◆ **MATERIAL**
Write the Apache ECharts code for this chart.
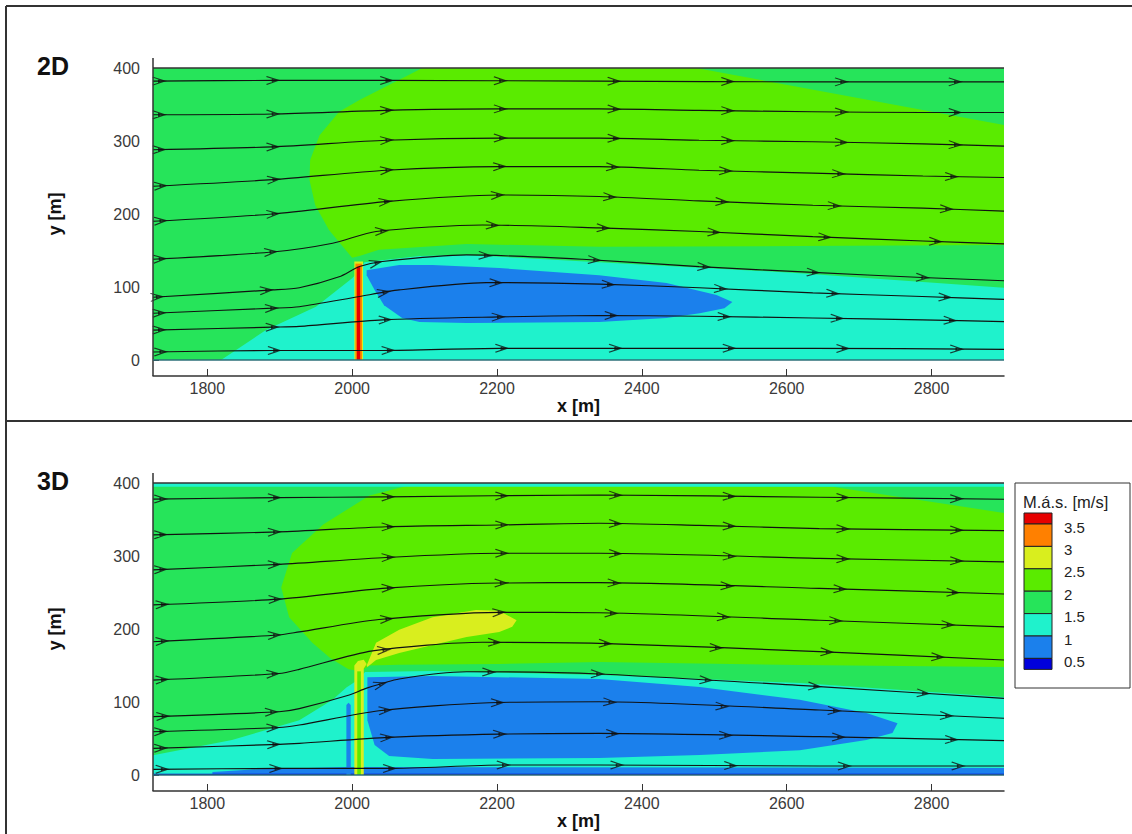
<!DOCTYPE html>
<html><head><meta charset="utf-8">
<script src="https://cdn.jsdelivr.net/npm/echarts@6/dist/echarts.min.js"></script>
<style>html,body{margin:0;padding:0;background:#fff}#c{width:1132px;height:834px}</style>
</head><body><div id="c"></div>
<script>
// ---------------- data ----------------
const xMin = 1725, xMax = 2900, yMin = 0, yMax = 400;
const xMajorTicks = [1800, 2000, 2200, 2400, 2600, 2800];
const xMinorStep = 50;
const legendTitle = 'M.á.s. [m/s]';
const legendLabels = ['3.5', '3', '2.5', '2', '1.5', '1', '0.5'];
const levelColors = ['#e60000', '#ff8000', '#d9ee1e', '#5aeb00', '#26e45a', '#1ff2cc', '#1b80ec', '#0000dc'];
const C = {red:0, orange:1, yellow:2, ygreen:3, green:4, cyan:5, blue:6, dblue:7};

// 2D panel contour regions (data coordinates)
const full = [[1725,0],[2900,0],[2900,400],[1725,400]];
const yg2D = [[2097,400],[2475,400],[2900,322],[2900,157.5],[2618,156],[2341,155],[2158,159],[2037,151],[2010,142.5],[2000,140],[1968,178],[1949,212],[1941,247],[1942,274],[1955,308],[1982,340],[2010,356]];
const cyan2D = [[1819,0],[1881,41],[1950,73],[2000,112],[2006,118],[2017,134],[2093,142.5],[2158,144],[2341,134],[2618,119],[2900,99],[2900,0]];
const blue2D = [[2020,123],[2065,130],[2111,130],[2203,126],[2341,116],[2434,105.5],[2503,89],[2525,79.5],[2514,71],[2480,64],[2434,57.5],[2341,52],[2158,50.7],[2093,52],[2069,57.5],[2044,75],[2031,96],[2020,116]];
const tower2D_y = [[2003,0],[2003,135],[2015,135],[2015,0]];
const tower2D_o = [[2004.5,0],[2004.5,132],[2013.5,132],[2013.5,0]];
const tower2D_r = [[2006.5,0],[2006.5,128],[2011,128],[2011,0]];

// 3D panel contour regions
const yg3D = [[2079,397],[2663,395],[2900,359],[2900,148],[2618,150.7],[2341,154.8],[2203,152],[2065,151],[2024,150],[2012,142],[1995,145],[1970,160],[1945,181],[1913,216],[1902,257],[1917,304],[1960,343],[2024,383]];
const yellow3D = [[2020,150],[2033,181],[2065,199],[2111,216],[2171,226],[2203,225],[2227,212],[2221,203],[2203,196],[2158,189],[2111,178],[2065,167],[2033,157.5],[2021,148]];
const cyan3D = [[1725,27],[1834,48],[1927,75],[1973,103],[1992,120],[2003,127],[2018,141],[2111,142.5],[2341,137],[2618,126],[2900,107],[2900,0],[1725,0]];
const blue3D = [[2021,134],[2111,135.6],[2341,131.5],[2480,120.5],[2618,103],[2710,85],[2753,71],[2746,57.5],[2710,48],[2618,34],[2480,27.4],[2341,23.3],[2111,22],[2051,26],[2031,41],[2021,75]];
const bottomBlue3D = [[1807,0],[1807,4],[1872,8],[1993,11],[2900,9.6],[2900,0]];
const bottomDark3D = [[1725,0],[2900,0],[2900,1.8],[1725,1.8]];
const thinBlue3D = [[1992,0],[1992,96],[1995,99],[1998,96],[1998,0]];
const tower3D_y = [[2003,0],[2003,150],[2008,156],[2016,158],[2020,152],[2016,146],[2016,0]];
const tower3D_c = [[2007,0],[2007,142],[2012,142],[2012,0]];
const topCyan3D = [[1725,395],[2900,395],[2900,400],[1725,400]];

// streamlines 2D
const s2D = [
  [[1725,382],[1890,383],[2047,383],[2341,382],[2636,381],[2900,381]],
  [[1725,336],[1890,337],[2047,342],[2203,344],[2341,344],[2479,342],[2636,340],[2788,339],[2900,339]],
  [[1725,288],[1890,292],[2047,301],[2203,304],[2341,304],[2479,301],[2636,299],[2788,296],[2900,293]],
  [[1725,238],[1890,247],[2047,260],[2203,265],[2341,265],[2479,260],[2636,256],[2788,252],[2900,250]],
  [[1725,190],[1890,200],[2047,217],[2203,226],[2341,224],[2479,218],[2636,212],[2788,208],[2900,204]],
  [[1725,138],[1890,148],[1973,160],[2033,176],[2180,185],[2341,181],[2479,176],[2636,169],[2788,163],[2900,159]],
  [[1725,86],[1890,96],[1927,99],[1982,114],[2010,128],[2042,135],[2158,144],[2318,138],[2479,128],[2636,120],[2787,113],[2900,108.6]],
  [[1725,64],[1890,71],[1927,73],[2010,87],[2065,96],[2185,106],[2341,104],[2479,99],[2636,92],[2787,87],[2900,83]],
  [[1725,41],[1890,45],[1927,46],[2042,55],[2203,59],[2341,61],[2479,60],[2636,57.5],[2787,55],[2900,52.5]],
  [[1725,11],[1890,13],[2042,13],[2203,16],[2341,16],[2636,16],[2900,14.6]]
];
// streamlines 3D
const s3D = [
  [[1725,378],[1899,380],[2047,381],[2341,383.5],[2645,380.5],[2900,377.7]],
  [[1725,329],[1899,333],[2047,340],[2203,342.5],[2341,344.8],[2479,342],[2645,337.6],[2900,334.7]],
  [[1725,281],[1899,288.6],[2047,298],[2203,303.7],[2341,303.7],[2645,296.8],[2900,292]],
  [[1725,233],[1899,241],[2047,256],[2203,263],[2341,263.5],[2645,255.7],[2900,248]],
  [[1725,182.6],[1899,191.8],[1927,196],[2037,213],[2203,222.8],[2341,222.3],[2645,212],[2900,203]],
  [[1725,130],[1899,139],[1927,144.7],[2028,170],[2180,181.8],[2341,180.4],[2645,169],[2900,157.5]],
  [[1725,80],[1899,86.7],[1927,91],[1996,109.6],[2020,119],[2065,131.5],[2158,141.5],[2341,138.4],[2645,121],[2900,105]],
  [[1725,59.3],[1899,65],[1927,68.5],[2037,88],[2189,99],[2341,100.4],[2645,89],[2900,77.7]],
  [[1725,36.5],[1899,42],[1927,43.4],[2051,51.6],[2203,56],[2341,57],[2645,52.5],[2900,47]],
  [[1725,7.8],[1899,9],[2051,9],[2207,13.7],[2341,13.7],[2645,12.3],[2900,12.3]]
];
// arrow placement along each streamline: [first x, spacing]
const arrows2D = [[1733,157],[1733,157],[1733,157],[1735,156],[1735,155],[1734,153],[1730,151],[1733,155],[1733,156],[1735,157]];
const arrows3D = [[1735,157],[1735,157],[1735,157],[1737,156],[1737,155],[1737,153],[1738,150],[1735,155],[1735,156],[1737,157]];

// ---------------- build ----------------
const FONT = 'Liberation Sans, Arial, sans-serif';
const GRID_W = 851, GRID_H = 292;
const pxX = GRID_W / (xMax - xMin), pxY = GRID_H / (yMax - yMin);

function polySeries(gi, polys) {
  return {
    type: 'custom', xAxisIndex: gi * 2, yAxisIndex: gi, silent: true, clip: true, z: 1,
    data: polys.map(p => p.pts[0]),
    renderItem: (params, api) => {
      const p = polys[params.dataIndex];
      return { type: 'polygon', shape: { points: p.pts.map(d => api.coord(d)) },
               style: { fill: levelColors[p.c], stroke: null } };
    }
  };
}
function frameSeries(gi) {
  return {
    type: 'custom', xAxisIndex: gi * 2, yAxisIndex: gi, silent: true, clip: false, z: 5,
    data: [[xMin, yMax]],
    renderItem: (params, api) => {
      const tl = api.coord([xMin, yMax]), tr = api.coord([xMax, yMax]);
      const bl = api.coord([xMin, yMin]), br = api.coord([xMax, yMin]);
      return { type: 'group', children: [
        { type: 'line', shape: { x1: tl[0], y1: tl[1] - 10, x2: bl[0], y2: bl[1] + 16 }, style: { stroke: '#333', lineWidth: 1.5 } },
        { type: 'line', shape: { x1: tl[0], y1: tl[1], x2: tr[0], y2: tr[1] }, style: { stroke: '#333', lineWidth: 1.5 } },
        { type: 'line', shape: { x1: bl[0], y1: bl[1], x2: br[0], y2: br[1] }, style: { stroke: '#2c6f78', lineWidth: 1.5 } }
      ] };
    }
  };
}
function interp(pts, x) {
  for (let i = 0; i < pts.length - 1; i++) {
    const a = pts[i], b = pts[i + 1];
    if (x >= a[0] && x <= b[0]) {
      const t = (x - a[0]) / (b[0] - a[0]);
      return [a[1] + t * (b[1] - a[1]), (b[1] - a[1]) / (b[0] - a[0])];
    }
  }
  return null;
}
function streamSeries(gi, lines, arrows) {
  const out = [];
  const arrowData = [];
  lines.forEach((pts, i) => {
    out.push({ type: 'line', xAxisIndex: gi * 2, yAxisIndex: gi, data: pts, showSymbol: false, symbol: 'none',
      smooth: 0.25, silent: true, z: 3, lineStyle: { color: '#111', width: 1.15 } });
    const [x0, step] = arrows[i];
    for (let x = x0; x <= 2880; x += step) {
      const r = interp(pts, x);
      if (r) arrowData.push([x, r[0], Math.atan2(r[1] * pxY, pxX) * 180 / Math.PI]);
    }
  });
  out.push({ type: 'scatter', xAxisIndex: gi * 2, yAxisIndex: gi, data: arrowData, silent: true, z: 4,
    symbol: 'path://M0,0L12,5L0,10M6,3.2L12,5L6,6.8Z', symbolSize: [12, 8],
    symbolRotate: v => v[2],
    itemStyle: { color: 'rgba(0,0,0,0)', borderColor: '#111', borderWidth: 1.3 } });
  return out;
}

const minorTicks = [];
for (let v = Math.ceil(xMin / xMinorStep) * xMinorStep; v < xMax; v += xMinorStep) {
  if (xMajorTicks.indexOf(v) < 0) minorTicks.push(v);
}
const plain = v => String(v);

function xAxes(gi, nameGap) {
  return [
    { type: 'value', gridIndex: gi, position: 'bottom', min: xMin, max: xMax, offset: 16,
      axisLine: { show: true, onZero: false, lineStyle: { color: '#333', width: 1.5 } },
      axisTick: { show: true, inside: true, length: 7, customValues: xMajorTicks, lineStyle: { color: '#333' } },
      axisLabel: { customValues: xMajorTicks, formatter: plain, fontFamily: FONT, fontSize: 16, color: '#3a3a3a', margin: 4 },
      splitLine: { show: false },
      name: 'x [m]', nameLocation: 'middle', nameGap: nameGap,
      nameTextStyle: { fontFamily: FONT, fontSize: 18, fontWeight: 'bold', color: '#111' } },
    { type: 'value', gridIndex: gi, position: 'bottom', min: xMin, max: xMax, offset: 16,
      axisLine: { show: false }, axisLabel: { show: false }, splitLine: { show: false },
      axisTick: { show: true, inside: true, length: 3.5, customValues: minorTicks, lineStyle: { color: '#333' } } }
  ];
}
function yAxis(gi) {
  return { type: 'value', gridIndex: gi, position: 'left', min: yMin, max: yMax, interval: 100,
    axisLine: { show: false },
    axisTick: { show: true, inside: true, length: 6, lineStyle: { color: '#333' } },
    minorTick: { show: true, splitNumber: 5, length: 3, lineStyle: { color: '#333' } },
    splitLine: { show: false }, minorSplitLine: { show: false },
    axisLabel: { formatter: plain, fontFamily: FONT, fontSize: 16, color: '#3a3a3a', margin: 13 },
    name: 'y [m]', nameLocation: 'middle', nameRotate: 90, nameGap: 89,
    nameTextStyle: { fontFamily: FONT, fontSize: 18, fontWeight: 'bold', color: '#111' } };
}

const regions2D = [
  { pts: full, c: C.green }, { pts: yg2D, c: C.ygreen }, { pts: cyan2D, c: C.cyan }, { pts: blue2D, c: C.blue },
  { pts: tower2D_y, c: C.yellow }, { pts: tower2D_o, c: C.orange }, { pts: tower2D_r, c: C.red }
];
const regions3D = [
  { pts: full, c: C.green }, { pts: yg3D, c: C.ygreen }, { pts: yellow3D, c: C.yellow }, { pts: cyan3D, c: C.cyan },
  { pts: blue3D, c: C.blue }, { pts: bottomBlue3D, c: C.blue }, { pts: bottomDark3D, c: C.dblue },
  { pts: thinBlue3D, c: C.blue }, { pts: tower3D_y, c: C.yellow }, { pts: tower3D_c, c: C.ygreen },
  { pts: topCyan3D, c: C.cyan }
];

// legend graphics
const legendEls = [];
legendEls.push({ type: 'rect', shape: { x: 1015, y: 483, width: 115, height: 205 }, style: { fill: '#fff', stroke: '#333', lineWidth: 1 } });
legendEls.push({ type: 'text', style: { x: 1023, y: 502, text: legendTitle, font: '16.5px ' + FONT, fill: '#222', textVerticalAlign: 'middle' } });
let sy = 513;
levelColors.forEach((col, i) => {
  const h = (i === 0 || i === levelColors.length - 1) ? 11 : 22.4;
  legendEls.push({ type: 'rect', shape: { x: 1024, y: sy, width: 28, height: h }, style: { fill: col, stroke: '#222', lineWidth: 1 } });
  sy += h;
  if (i < legendLabels.length) {
    legendEls.push({ type: 'text', style: { x: 1064, y: sy + 3, text: legendLabels[i], font: '15px ' + FONT, fill: '#222', textVerticalAlign: 'middle' } });
  }
});

const option = {
  animation: false,
  backgroundColor: '#fff',
  grid: [
    { left: 153, top: 68, width: GRID_W, height: GRID_H },
    { left: 153, top: 483, width: GRID_W, height: GRID_H }
  ],
  xAxis: [...xAxes(0, 20), ...xAxes(1, 12)],
  yAxis: [yAxis(0), yAxis(1)],
  series: [
    polySeries(0, regions2D), polySeries(1, regions3D),
    ...streamSeries(0, s2D, arrows2D), ...streamSeries(1, s3D, arrows3D),
    frameSeries(0), frameSeries(1)
  ],
  graphic: [
    { type: 'line', shape: { x1: 6, y1: 6, x2: 1132, y2: 6 }, style: { stroke: '#333', lineWidth: 2 } },
    { type: 'line', shape: { x1: 6, y1: 6, x2: 6, y2: 834 }, style: { stroke: '#333', lineWidth: 2 } },
    { type: 'line', shape: { x1: 6, y1: 421, x2: 1132, y2: 421 }, style: { stroke: '#333', lineWidth: 2 } },
    { type: 'text', style: { x: 37, y: 66, text: '2D', font: 'bold 25px ' + FONT, fill: '#111', textVerticalAlign: 'middle' } },
    { type: 'text', style: { x: 37, y: 481, text: '3D', font: 'bold 25px ' + FONT, fill: '#111', textVerticalAlign: 'middle' } },
    ...legendEls
  ]
};
const chart = echarts.init(document.getElementById('c'), null, { renderer: 'svg', width: 1132, height: 834 });
chart.setOption(option);
</script>
</body></html>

◆ **WHAT YOU ARE ASKED TO DO**
Only lines belong in the copy: transcribe those from the start of the data through the line that contains "const tower2D_r = [[2006.5,0],[2006.5,128],[2011,128],[2011,0]];", and skip the pictures.

◆ **REPLY**
Write the Apache ECharts code for this chart.
<!DOCTYPE html>
<html><head><meta charset="utf-8">
<script src="https://cdn.jsdelivr.net/npm/echarts@6/dist/echarts.min.js"></script>
<style>html,body{margin:0;padding:0;background:#fff}#c{width:1132px;height:834px}</style>
</head><body><div id="c"></div>
<script>
// ---------------- data ----------------
const xMin = 1725, xMax = 2900, yMin = 0, yMax = 400;
const xMajorTicks = [1800, 2000, 2200, 2400, 2600, 2800];
const xMinorStep = 50;
const legendTitle = 'M.á.s. [m/s]';
const legendLabels = ['3.5', '3', '2.5', '2', '1.5', '1', '0.5'];
const levelColors = ['#e60000', '#ff8000', '#d9ee1e', '#5aeb00', '#26e45a', '#1ff2cc', '#1b80ec', '#0000dc'];
const C = {red:0, orange:1, yellow:2, ygreen:3, green:4, cyan:5, blue:6, dblue:7};

// 2D panel contour regions (data coordinates)
const full = [[1725,0],[2900,0],[2900,400],[1725,400]];
const yg2D = [[2097,400],[2475,400],[2900,322],[2900,157.5],[2618,156],[2341,155],[2158,159],[2037,151],[2010,142.5],[2000,140],[1968,178],[1949,212],[1941,247],[1942,274],[1955,308],[1982,340],[2010,356]];
const cyan2D = [[1819,0],[1881,41],[1950,73],[2000,112],[2006,118],[2017,134],[2093,142.5],[2158,144],[2341,134],[2618,119],[2900,99],[2900,0]];
const blue2D = [[2020,123],[2065,130],[2111,130],[2203,126],[2341,116],[2434,105.5],[2503,89],[2525,79.5],[2514,71],[2480,64],[2434,57.5],[2341,52],[2158,50.7],[2093,52],[2069,57.5],[2044,75],[2031,96],[2020,116]];
const tower2D_y = [[2003,0],[2003,135],[2015,135],[2015,0]];
const tower2D_o = [[2004.5,0],[2004.5,132],[2013.5,132],[2013.5,0]];
const tower2D_r = [[2006.5,0],[2006.5,128],[2011,128],[2011,0]];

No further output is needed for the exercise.